— start of Provided entries —

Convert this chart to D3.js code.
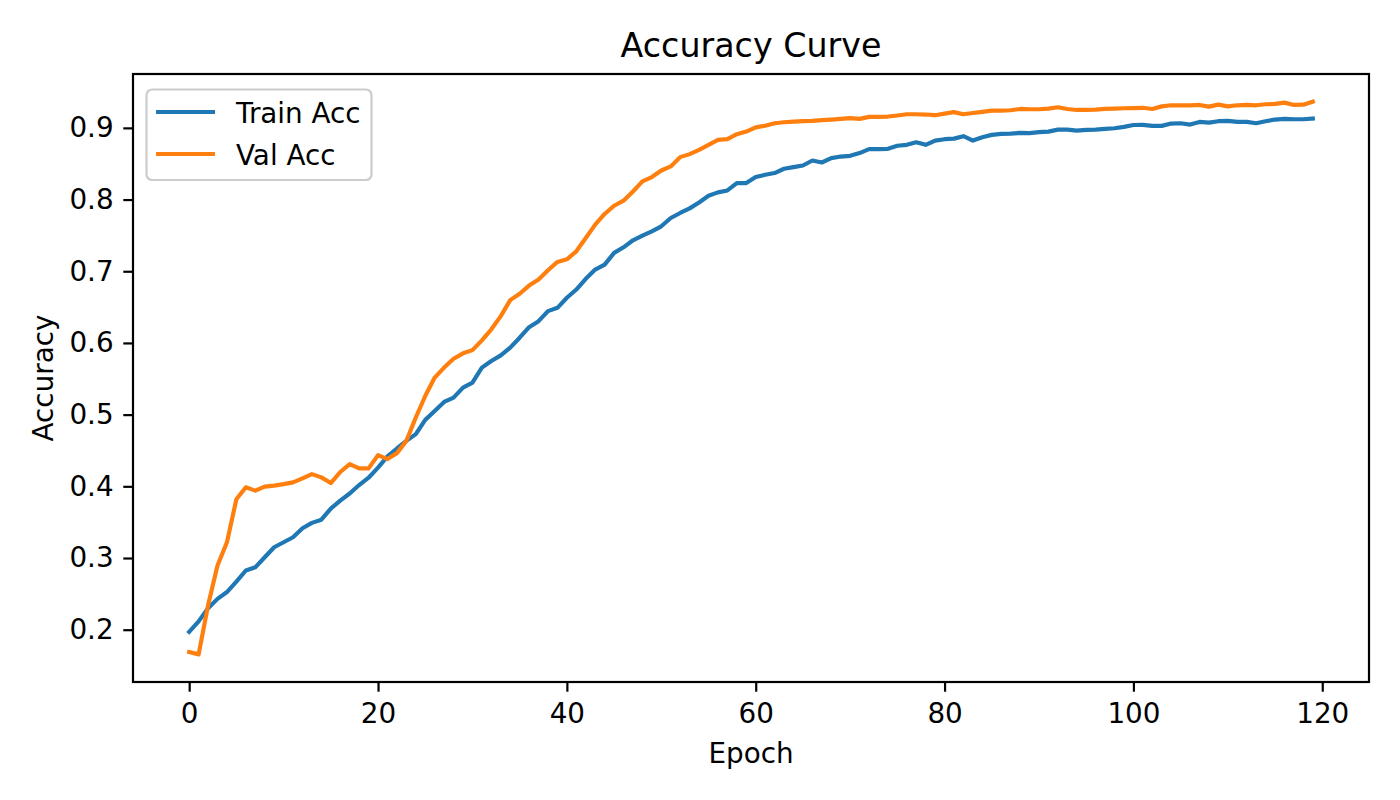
<!DOCTYPE html>
<html>
<head>
<meta charset="utf-8">
<script src="https://cdn.jsdelivr.net/npm/d3@7/dist/d3.min.js"></script>
<style>
  body { margin: 0; background: #fff; }
  svg { display: block; font-family: "DejaVu Sans", sans-serif; }
</style>
</head>
<body>
<svg id="chart" width="1400" height="800"></svg>
<script>
const title = "Accuracy Curve";
const xLabel = "Epoch";
const yLabel = "Accuracy";
const seriesNames = ["Train Acc", "Val Acc"];
const xTicks = [0, 20, 40, 60, 80, 100, 120];
const yTicks = [0.2, 0.3, 0.4, 0.5, 0.6, 0.7, 0.8, 0.9];

const trainAcc = [
  0.197, 0.2116, 0.230, 0.243, 0.2525, 0.267, 0.2826, 0.287, 0.301, 0.315,
  0.322, 0.329, 0.3415, 0.349, 0.3535, 0.369, 0.380, 0.390, 0.4018, 0.412,
  0.426, 0.4417, 0.4528, 0.4634, 0.4728, 0.4927, 0.505, 0.5177, 0.5238, 0.5377,
  0.5447, 0.5656, 0.5748, 0.5827, 0.5934, 0.6073, 0.622, 0.6304, 0.6444, 0.649,
  0.663, 0.6745, 0.6894, 0.7024, 0.7093, 0.7256, 0.7334, 0.7432, 0.7497, 0.7557,
  0.7627, 0.7743, 0.7813, 0.7877, 0.796, 0.8053, 0.810, 0.8127, 0.823, 0.823,
  0.8314, 0.8346, 0.837, 0.843, 0.8453, 0.8475, 0.8545, 0.8517, 0.8578, 0.860,
  0.861, 0.8648, 0.8703, 0.8703, 0.8708, 0.875, 0.8763, 0.880, 0.8763, 0.8823,
  0.8842, 0.885, 0.8884, 0.8823, 0.887, 0.8902, 0.8916, 0.892, 0.893, 0.8926,
  0.894, 0.8948, 0.8976, 0.8976, 0.8962, 0.8972, 0.8976, 0.8986, 0.8995, 0.9014,
  0.904, 0.9042, 0.9028, 0.9028, 0.906, 0.9065, 0.9046, 0.9083, 0.9074, 0.9093,
  0.9097, 0.9083, 0.9083, 0.9065, 0.9093, 0.9116, 0.9125, 0.912, 0.912, 0.913
];

const valAcc = [
  0.169, 0.1656, 0.234, 0.2895, 0.322, 0.382, 0.3986, 0.394, 0.3995, 0.401,
  0.403, 0.4055, 0.411, 0.417, 0.4125, 0.4046, 0.420, 0.431, 0.425, 0.425,
  0.4435, 0.438, 0.4463, 0.4634, 0.496, 0.526, 0.5517, 0.5656, 0.578, 0.5855,
  0.590, 0.6036, 0.619, 0.6374, 0.6597, 0.6686, 0.680, 0.6884, 0.7014, 0.713,
  0.7166, 0.7278, 0.7464, 0.765, 0.7799, 0.7914, 0.7984, 0.8113, 0.8253, 0.8314,
  0.8406, 0.8462, 0.8592, 0.8634, 0.8694, 0.8763, 0.8833, 0.8842, 0.8912, 0.8948,
  0.9007, 0.903, 0.9065, 0.9079, 0.9088, 0.9093, 0.9097, 0.9107, 0.9116, 0.9125,
  0.9135, 0.9125, 0.9153, 0.9153, 0.9158, 0.9172, 0.919, 0.919, 0.9186, 0.9177,
  0.9198, 0.922, 0.919, 0.9208, 0.9223, 0.924, 0.924, 0.9246, 0.9264, 0.926,
  0.926, 0.9269, 0.9288, 0.9264, 0.925, 0.925, 0.9255, 0.9264, 0.9269, 0.9274,
  0.9276, 0.928, 0.9264, 0.930, 0.9315, 0.9315, 0.9315, 0.932, 0.9296, 0.9324,
  0.930, 0.9315, 0.932, 0.9315, 0.9329, 0.9334, 0.9352, 0.932, 0.9324, 0.9366
];

const colors = ["#1f77b4", "#ff7f0e"];

const svg = d3.select("#chart");
const plot = { left: 133, right: 1369, top: 74, bottom: 682 };

const epochs = d3.range(trainAcc.length);
const xMin = 0, xMax = epochs.length - 1;
const xPad = (xMax - xMin) * 0.05;
const all = trainAcc.concat(valAcc);
const yMin = d3.min(all), yMax = d3.max(all);
const yPad = (yMax - yMin) * 0.05;

const x = d3.scaleLinear().domain([xMin - xPad, xMax + xPad]).range([plot.left, plot.right]);
const y = d3.scaleLinear().domain([yMin - yPad, yMax + yPad]).range([plot.bottom, plot.top]);

const FS = 27.8;
const tickLen = 9.7;
const spineW = 2.2;

// Axes
const xAxis = d3.axisBottom(x).tickValues(xTicks).tickFormat(d3.format("d"))
  .tickSize(tickLen).tickSizeOuter(0).tickPadding(12);
const gx = svg.append("g").attr("transform", `translate(0,${plot.bottom})`).call(xAxis);
gx.select(".domain").remove();
gx.selectAll("line").attr("stroke", "#000").attr("stroke-width", spineW);
gx.selectAll("text").attr("font-size", FS).attr("font-family", "DejaVu Sans").attr("fill", "#000");

const yAxis = d3.axisLeft(y).tickValues(yTicks).tickFormat(d3.format(".1f"))
  .tickSize(tickLen).tickSizeOuter(0).tickPadding(9.7);
const gy = svg.append("g").attr("transform", `translate(${plot.left},0)`).call(yAxis);
gy.select(".domain").remove();
gy.selectAll("line").attr("stroke", "#000").attr("stroke-width", spineW);
gy.selectAll("text").attr("font-size", FS).attr("font-family", "DejaVu Sans").attr("fill", "#000");

// Clip
svg.append("clipPath").attr("id", "clip").append("rect")
  .attr("x", plot.left).attr("y", plot.top)
  .attr("width", plot.right - plot.left).attr("height", plot.bottom - plot.top);

const line = d3.line().x((d, i) => x(i)).y(d => y(d));
const seriesData = [trainAcc, valAcc];
svg.append("g").attr("clip-path", "url(#clip)")
  .selectAll("path").data(seriesData).join("path")
  .attr("d", d => line(d))
  .attr("fill", "none")
  .attr("stroke", (d, i) => colors[i])
  .attr("stroke-width", 4.17)
  .attr("stroke-linejoin", "round")
  .attr("stroke-linecap", "square");

// Spines
svg.append("rect")
  .attr("x", plot.left).attr("y", plot.top)
  .attr("width", plot.right - plot.left).attr("height", plot.bottom - plot.top)
  .attr("fill", "none").attr("stroke", "#000").attr("stroke-width", spineW);

// Title and labels
svg.append("text").attr("x", (plot.left + plot.right) / 2).attr("y", 57.3)
  .attr("text-anchor", "middle").attr("font-size", 33.3).attr("fill", "#000").text(title);
svg.append("text").attr("x", (plot.left + plot.right) / 2).attr("y", 763)
  .attr("text-anchor", "middle").attr("font-size", FS).attr("fill", "#000").text(xLabel);
svg.append("text")
  .attr("transform", `translate(52.5,${(plot.top + plot.bottom) / 2}) rotate(-90)`)
  .attr("text-anchor", "middle").attr("font-size", FS).attr("fill", "#000").text(yLabel);

// Legend
const lg = svg.append("g");
lg.append("rect").attr("x", 146.5).attr("y", 89.5).attr("width", 225).attr("height", 90.5)
  .attr("rx", 5.5).attr("ry", 5.5)
  .attr("fill", "#fff").attr("fill-opacity", 0.8)
  .attr("stroke", "#cccccc").attr("stroke-width", 2.2);
const legendRows = lg.selectAll("g.row").data(seriesNames).join("g").attr("class", "row")
  .attr("transform", (d, i) => `translate(0,${112 + i * 42})`);
legendRows.append("line").attr("x1", 156).attr("x2", 215).attr("y1", 0).attr("y2", 0)
  .attr("stroke", (d, i) => colors[i]).attr("stroke-width", 4.17);
legendRows.append("text").attr("x", 236).attr("y", 10.5)
  .attr("font-size", FS).attr("fill", "#000").text(d => d);
</script>
</body>
</html>
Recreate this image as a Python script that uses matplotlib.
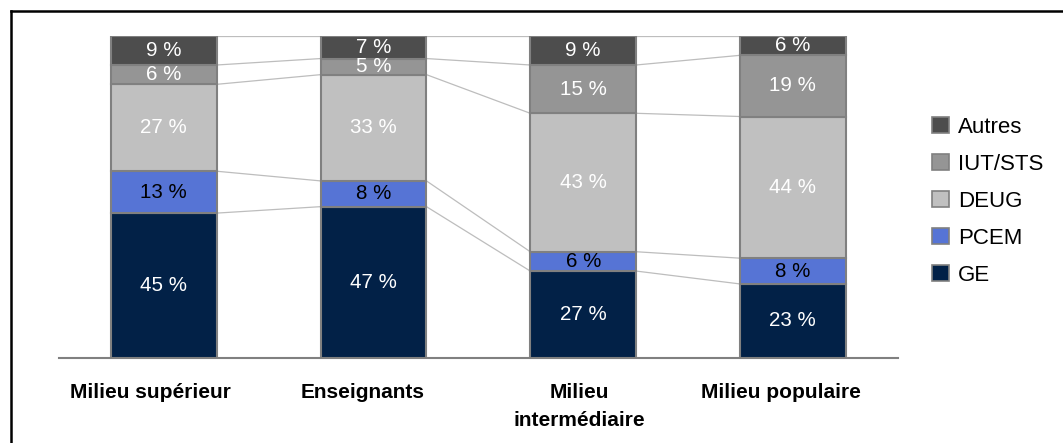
import numpy as np
import matplotlib
matplotlib.use("Agg")
from matplotlib import pyplot as plt
from matplotlib.lines import Line2D
from matplotlib.patches import Patch
from matplotlib.transforms import ScaledTranslation

plt.rcParams['font.family'] = ['Liberation Sans', 'DejaVu Sans']

groups = ['Milieu supérieur', 'Enseignants', 'Milieu\nintermédiaire', 'Milieu populaire']
series = ['GE', 'PCEM', 'DEUG', 'IUT/STS', 'Autres']
ge = [45, 47, 27, 23]
pcem = [13, 8, 6, 8]
deug = [27, 33, 43, 44]
iut = [6, 5, 15, 19]
autres = [9, 7, 9, 6]

colors = ['#022147', '#5674D5', '#C0C0C0', '#959595', '#4D4D4D']
text_colors = ['white', 'black', 'white', 'white', 'white']

fig = plt.figure(figsize=(10.63, 4.43), dpi=100)
ax = fig.add_axes([0.0555, 0.1919, 0.789, 0.7268])

x = np.arange(len(groups))
width = 0.505
bottom = np.zeros(len(groups))
tops = []
for vals, col, tc in zip([ge, pcem, deug, iut, autres], colors, text_colors):
    vals = np.array(vals, dtype=float)
    ax.bar(x, vals, width, bottom=bottom, color=col, edgecolor='#808080',
           linewidth=1.5, zorder=3)
    for xi, b, v in zip(x, bottom, vals):
        ax.text(xi, b + v / 2, f'{int(v)} %', ha='center', va='center',
                color=tc, fontsize=14.8, zorder=4)
    bottom = bottom + vals
    tops.append(bottom.copy())

# connector lines between segment boundaries
for level in tops:
    for i in range(len(groups) - 1):
        ax.plot([x[i] + width / 2, x[i + 1] - width / 2], [level[i], level[i + 1]],
                color='#BDBDBD', linewidth=0.9, zorder=2)

ax.set_xlim(-0.5, 3.5)
ax.set_ylim(0, 100)
ax.set_xticks(x)
ax.set_xticklabels(groups, fontweight='bold', fontsize=15, linespacing=1.6)
ax.tick_params(axis='x', length=0, pad=18)
# labels sit a little left of the bar centres in the original
shifts = [-0.13, -0.11, -0.04, -0.12]
for lab, dx in zip(ax.get_xticklabels(), shifts):
    lab.set_transform(lab.get_transform() + ScaledTranslation(dx, 0, fig.dpi_scale_trans))
ax.set_yticks([])
for s in ['top', 'right', 'left']:
    ax.spines[s].set_visible(False)
ax.spines['bottom'].set_color('#808080')
ax.spines['bottom'].set_linewidth(1.5)

handles = [Patch(facecolor=c, edgecolor='#808080', linewidth=1.2) for c in colors]
leg = fig.legend(handles[::-1], series[::-1], loc='center left',
                 bbox_to_anchor=(0.877, 0.545), frameon=False, fontsize=16,
                 handlelength=0.75, handleheight=0.75, handletextpad=0.4,
                 labelspacing=0.72, borderpad=0, borderaxespad=0)

# outer frame (top and left edges visible)
fig.add_artist(Line2D([11 / 1063, 1.0], [1 - 11 / 443, 1 - 11 / 443],
                      color='black', linewidth=1.8, transform=fig.transFigure))
fig.add_artist(Line2D([11 / 1063, 11 / 1063], [0.0, 1 - 11 / 443],
                      color='black', linewidth=1.8, transform=fig.transFigure))

fig.savefig('out.png', dpi=100)
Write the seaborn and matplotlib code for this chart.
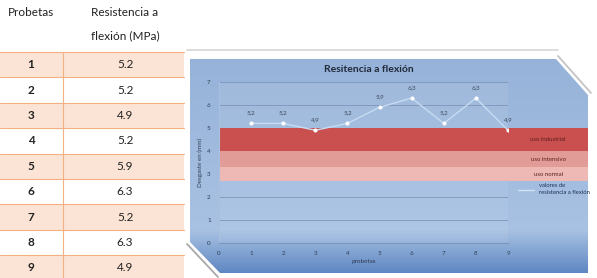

— end of Provided entries —

### Written request
Please restate the material above line by line, exactly, beginning at its first line and ending with the line that contains "const yTicks = [0.2, 0.3, 0.4, 0.5, 0.6, 0.7, 0.8, 0.9];", without any pictures.

### Solution for this exercise
Convert this chart to D3.js code.
<!DOCTYPE html>
<html>
<head>
<meta charset="utf-8">
<script src="https://cdn.jsdelivr.net/npm/d3@7/dist/d3.min.js"></script>
<style>
  body { margin: 0; background: #fff; }
  svg { display: block; font-family: "DejaVu Sans", sans-serif; }
</style>
</head>
<body>
<svg id="chart" width="1400" height="800"></svg>
<script>
const title = "Accuracy Curve";
const xLabel = "Epoch";
const yLabel = "Accuracy";
const seriesNames = ["Train Acc", "Val Acc"];
const xTicks = [0, 20, 40, 60, 80, 100, 120];
const yTicks = [0.2, 0.3, 0.4, 0.5, 0.6, 0.7, 0.8, 0.9];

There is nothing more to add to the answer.